--- start Data supplied ---

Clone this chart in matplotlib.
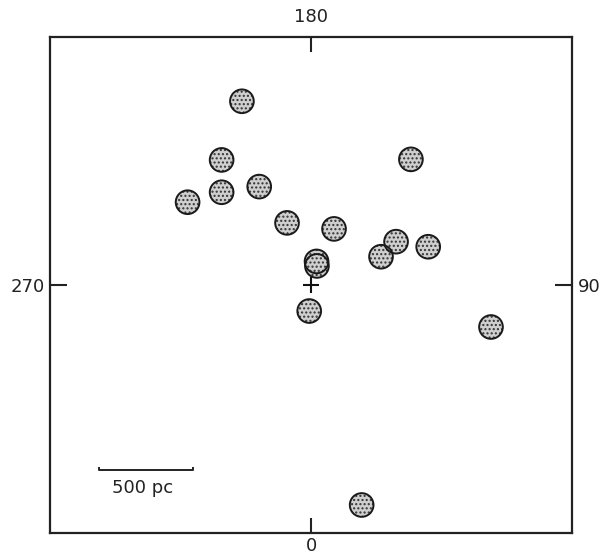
import matplotlib
matplotlib.use("Agg")
import matplotlib.pyplot as plt
from matplotlib.patches import Circle

# cluster positions (pc), origin at the cross
xs = [-370, -478, -478, -659, -278, -130, 120, 529, 450, 370, 621, 27, 29, -12, 955, 267]
ys = [980, 668, 496, 443, 526, 333, 301, 671, 233, 153, 206, 128, 104, -136, -221, -1168]
radius = 63

tick_labels = {"bottom": "0", "top": "180", "left": "270", "right": "90"}
scale_len = 500
scale_label = "500 pc"

W, H = 601, 554
fig = plt.figure(figsize=(W / 100, H / 100), dpi=100)
ax = fig.add_axes([50 / W, (H - 533) / H, 522 / W, 496 / H])
ax.set_xlim(-1391, 1386)
ax.set_ylim(-1317, 1322)

for x, y in zip(xs, ys):
    ax.add_patch(Circle((x, y), radius, facecolor="#cfcfcf", edgecolor="#333333",
                        hatch="....", linewidth=0, zorder=2))
    ax.add_patch(Circle((x, y), radius, facecolor="none", edgecolor="#1a1a1a",
                        linewidth=1.4, zorder=3))

ax.plot([0], [0], marker="+", color="#111111", markersize=11, mew=1.5, zorder=4)

# scale bar
x0 = -1131
yb = -981
ax.plot([x0, x0, x0 + scale_len, x0 + scale_len], [yb + 14, yb, yb, yb + 14],
        color="#222222", lw=1.4, solid_capstyle="butt")
ax.text(x0 + scale_len / 2 - 20, yb - 98, scale_label, ha="center", va="center",
        fontsize=13, color="#222222")

for s in ax.spines.values():
    s.set_linewidth(1.6)
    s.set_color("#222222")

ax.set_xticks([0])
ax.set_xticklabels([tick_labels["bottom"]])
ax.set_yticks([0])
ax.set_yticklabels([tick_labels["left"]])
ax.tick_params(axis="x", direction="in", length=11, width=1.5, pad=3,
               labelsize=13, colors="#222222")
ax.tick_params(axis="y", direction="in", length=12, width=1.5, pad=4,
               labelsize=13, colors="#222222")

secx = ax.secondary_xaxis("top")
secx.set_xticks([0])
secx.set_xticklabels([tick_labels["top"]])
secx.tick_params(direction="in", length=11, width=1.5, pad=8, labelsize=13,
                 colors="#222222")
secy = ax.secondary_yaxis("right")
secy.set_yticks([0])
secy.set_yticklabels([tick_labels["right"]])
secy.tick_params(direction="in", length=12, width=1.5, pad=4, labelsize=13,
                 colors="#222222")
for sa in (secx, secy):
    for s in sa.spines.values():
        s.set_visible(False)

fig.savefig("out.png", dpi=100)
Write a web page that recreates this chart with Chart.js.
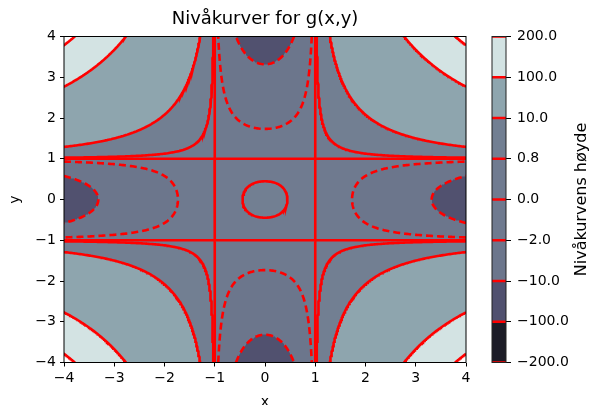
<!DOCTYPE html>
<html>
<head>
<meta charset="utf-8">
<script src="https://cdn.jsdelivr.net/npm/chart.js@4.4.1/dist/chart.umd.min.js"></script>
<style>
  html, body { margin: 0; padding: 0; background: #fff; }
  #wrap { position: relative; width: 590px; height: 405px; }
  #main { position: absolute; left: 0; top: 0; }
  #cbar { position: absolute; left: 480px; top: 0; }
</style>
</head>
<body>
<div id="wrap">
  <canvas id="main" width="480" height="405"></canvas>
  <canvas id="cbar" width="110" height="405"></canvas>
</div>
<script>
// contour levels and the colours of the bands between them (bone colormap)
const levels = [-200, -100, -10, -2, 0, 0.8, 10, 100, 200];
const levelLabels = ['\u2212200.0', '\u2212100.0', '\u221210.0', '\u22122.0', '0.0', '0.8', '10.0', '100.0', '200.0'];
const bandColors = ['#1c1c27', '#51516f', '#6c768c', '#6f7a8f', '#707b90', '#727f92', '#8ea5ae', '#d3e3e3'];
const axisMin = -4, axisMax = 4;

// the plotted function
function g(x, y) {
    return (x * x - 1) * (y * y - 1);
}

const FONT = 'DejaVu Sans';
const fmt = v => (v < 0 ? '\u2212' + Math.abs(v) : String(v));

// sample grid for the contour lines
const N = 300;
const gx = [];
for (let i = 0; i < N; i++) gx.push(axisMin + (axisMax - axisMin) * i / (N - 1));
const V = gx.map(xv => gx.map(yv => g(xv, yv)));

// marching squares, segments chained into polylines, gaps as null points
function contourLine(c) {
    const pts = {};
    const segs = [];
    function ep(key, x0, y0, v0, x1, y1, v1) {
        if (!(key in pts)) {
            const t = (c - v0) / (v1 - v0);
            pts[key] = { x: x0 + t * (x1 - x0), y: y0 + t * (y1 - y0) };
        }
        return key;
    }
    for (let i = 0; i < N - 1; i++) {
        for (let j = 0; j < N - 1; j++) {
            const v00 = V[i][j], v10 = V[i + 1][j], v11 = V[i + 1][j + 1], v01 = V[i][j + 1];
            const s00 = v00 > c, s10 = v10 > c, s11 = v11 > c, s01 = v01 > c;
            let kB = null, kR = null, kT = null, kL = null;
            if (s00 !== s10) kB = ep('h' + i + '_' + j, gx[i], gx[j], v00, gx[i + 1], gx[j], v10);
            if (s10 !== s11) kR = ep('v' + (i + 1) + '_' + j, gx[i + 1], gx[j], v10, gx[i + 1], gx[j + 1], v11);
            if (s01 !== s11) kT = ep('h' + i + '_' + (j + 1), gx[i], gx[j + 1], v01, gx[i + 1], gx[j + 1], v11);
            if (s00 !== s01) kL = ep('v' + i + '_' + j, gx[i], gx[j], v00, gx[i], gx[j + 1], v01);
            const ks = [kB, kR, kT, kL].filter(k => k !== null);
            if (ks.length === 2) segs.push(ks);
            else if (ks.length === 4) {
                const centre = (v00 + v10 + v11 + v01) / 4 > c;
                if (centre === s00) { segs.push([kB, kR]); segs.push([kT, kL]); }
                else { segs.push([kL, kB]); segs.push([kR, kT]); }
            }
        }
    }
    const byKey = {};
    segs.forEach((s, n) => {
        (byKey[s[0]] = byKey[s[0]] || []).push(n);
        (byKey[s[1]] = byKey[s[1]] || []).push(n);
    });
    const used = new Array(segs.length).fill(false);
    function extend(chain, atEnd) {
        while (true) {
            const k = atEnd ? chain[chain.length - 1] : chain[0];
            const next = (byKey[k] || []).find(n => !used[n]);
            if (next === undefined) break;
            used[next] = true;
            const s = segs[next];
            const other = s[0] === k ? s[1] : s[0];
            if (atEnd) chain.push(other); else chain.unshift(other);
        }
    }
    const out = [];
    segs.forEach((s, n) => {
        if (used[n]) return;
        used[n] = true;
        const chain = [s[0], s[1]];
        extend(chain, true);
        extend(chain, false);
        chain.forEach(k => out.push(pts[k]));
        out.push({ x: null, y: null });
    });
    return out;
}

const lineSets = levels.map(c => ({
    data: contourLine(c),
    showLine: true,
    spanGaps: false,
    pointRadius: 0,
    borderColor: '#ff0000',
    borderWidth: 2.6,
    borderDash: c < 0 ? [7, 4] : [],
    tension: 0,
    clip: 0
}));

const toRgb = hex => [1, 3, 5].map(p => parseInt(hex.slice(p, p + 2), 16));

const bandsPlugin = {
    id: 'bands',
    beforeDatasetsDraw(chart) {
        const { ctx, chartArea: a, scales: { x, y } } = chart;
        const w = Math.round(a.right - a.left), h = Math.round(a.bottom - a.top);
        const off = document.createElement('canvas');
        off.width = w; off.height = h;
        const octx = off.getContext('2d');
        const img = octx.createImageData(w, h);
        const rgb = bandColors.map(toRgb);
        for (let py = 0; py < h; py++) {
            const yv = y.getValueForPixel(a.top + py + 0.5);
            for (let px = 0; px < w; px++) {
                const v = g(x.getValueForPixel(a.left + px + 0.5), yv);
                let k = -1;
                for (let b = 0; b < bandColors.length; b++) {
                    if (v > levels[b] && v <= levels[b + 1]) { k = b; break; }
                }
                if (k < 0) continue;
                const o = (py * w + px) * 4;
                img.data[o] = rgb[k][0]; img.data[o + 1] = rgb[k][1]; img.data[o + 2] = rgb[k][2]; img.data[o + 3] = 255;
            }
        }
        octx.putImageData(img, 0, 0);
        ctx.drawImage(off, a.left, a.top);
    },
    afterDatasetsDraw(chart) {
        const { ctx, chartArea: a } = chart;
        ctx.save();
        ctx.strokeStyle = '#000';
        ctx.lineWidth = 1;
        ctx.strokeRect(a.left, a.top, a.right - a.left, a.bottom - a.top);
        ctx.restore();
    },
    afterDraw(chart) {
        // title centred over the plot area, as matplotlib does
        const { ctx, chartArea: a } = chart;
        ctx.save();
        ctx.fillStyle = '#000';
        ctx.font = '18px "' + FONT + '"';
        ctx.textAlign = 'center';
        ctx.textBaseline = 'middle';
        ctx.fillText('Nivåkurver for g(x,y)', (a.left + a.right) / 2, 19);
        ctx.restore();
    }
};

const tickFont = { family: FONT, size: 14 };

new Chart(document.getElementById('main'), {
    type: 'scatter',
    data: { datasets: lineSets },
    options: {
        responsive: false,
        animation: false,
        layout: { padding: { left: 0, right: 14, top: 36.5, bottom: 0 } },
        plugins: {
            legend: { display: false },
            tooltip: { enabled: false }
        },
        scales: {
            x: {
                min: axisMin, max: axisMax,
                afterFit: s => { s.height = 42.5; },
                border: { display: false },
                grid: { drawOnChartArea: false, tickLength: 4, color: '#000' },
                ticks: { stepSize: 1, color: '#000', font: tickFont, padding: 3, callback: fmt, maxRotation: 0 },
                title: { display: true, text: 'x', color: '#000', font: tickFont, padding: { top: 0, bottom: -6 } }
            },
            y: {
                min: axisMin, max: axisMax,
                afterFit: s => { s.width = 64; },
                border: { display: false },
                grid: { drawOnChartArea: false, tickLength: 4, color: '#000' },
                ticks: { stepSize: 1, color: '#000', font: tickFont, padding: 4, callback: fmt },
                title: { display: true, text: 'y', color: '#000', font: tickFont, padding: { top: 7, bottom: 0 } }
            }
        }
    },
    plugins: [bandsPlugin]
});

// colour bar
const cbarPlugin = {
    id: 'cbarLines',
    afterDatasetsDraw(chart) {
        const { ctx, chartArea: a, scales: { y } } = chart;
        ctx.save();
        ctx.beginPath();
        ctx.rect(a.left, a.top, a.right - a.left, a.bottom - a.top);
        ctx.clip();
        ctx.strokeStyle = '#ff0000';
        ctx.lineWidth = 2.6;
        levels.forEach((c, i) => {
            const yp = y.getPixelForValue(i);
            ctx.beginPath();
            ctx.moveTo(a.left, yp);
            ctx.lineTo(a.right, yp);
            ctx.stroke();
        });
        ctx.restore();
        ctx.save();
        ctx.strokeStyle = '#222';
        ctx.lineWidth = 1;
        ctx.strokeRect(a.left, a.top, a.right - a.left, a.bottom - a.top);
        ctx.restore();
    },
    afterDraw(chart) {
        const { ctx, chartArea: a } = chart;
        ctx.save();
        ctx.translate(102, (a.top + a.bottom) / 2);
        ctx.rotate(-Math.PI / 2);
        ctx.fillStyle = '#000';
        ctx.font = '16px "' + FONT + '"';
        ctx.textAlign = 'center';
        ctx.textBaseline = 'middle';
        ctx.fillText('Nivåkurvens høyde', 0, 0);
        ctx.restore();
    }
};

new Chart(document.getElementById('cbar'), {
    type: 'bar',
    data: {
        labels: [''],
        datasets: bandColors.map(c => ({
            data: [1],
            backgroundColor: c,
            borderWidth: 0,
            barPercentage: 1,
            categoryPercentage: 1
        }))
    },
    options: {
        responsive: false,
        animation: false,
        layout: { padding: { left: 12, right: 0, top: 36.5, bottom: 42.5 } },
        plugins: { legend: { display: false }, tooltip: { enabled: false } },
        scales: {
            x: { display: false, stacked: true },
            y: {
                stacked: true,
                position: 'right',
                min: 0, max: 8,
                afterFit: s => { s.width = 84; },
                border: { display: false },
                grid: { drawOnChartArea: false, tickLength: 5, color: '#000' },
                ticks: { stepSize: 1, color: '#000', font: tickFont, padding: 6, callback: v => levelLabels[v] }
            }
        }
    },
    plugins: [cbarPlugin]
});
</script>
</body>
</html>
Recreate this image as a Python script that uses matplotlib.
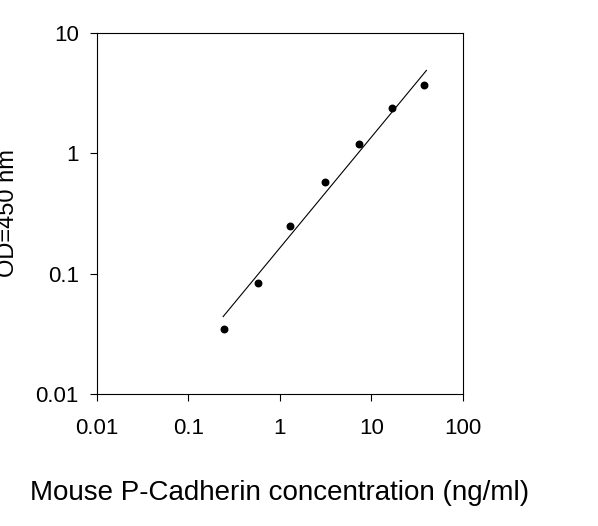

--- end Data supplied ---

## What this task involves
Skip the pictures, please, and transcribe only the lines from the beginning of the material through the one that contains "from matplotlib.patches import Circle".

## Task output
Clone this chart in matplotlib.
import matplotlib
matplotlib.use("Agg")
import matplotlib.pyplot as plt
from matplotlib.patches import Circle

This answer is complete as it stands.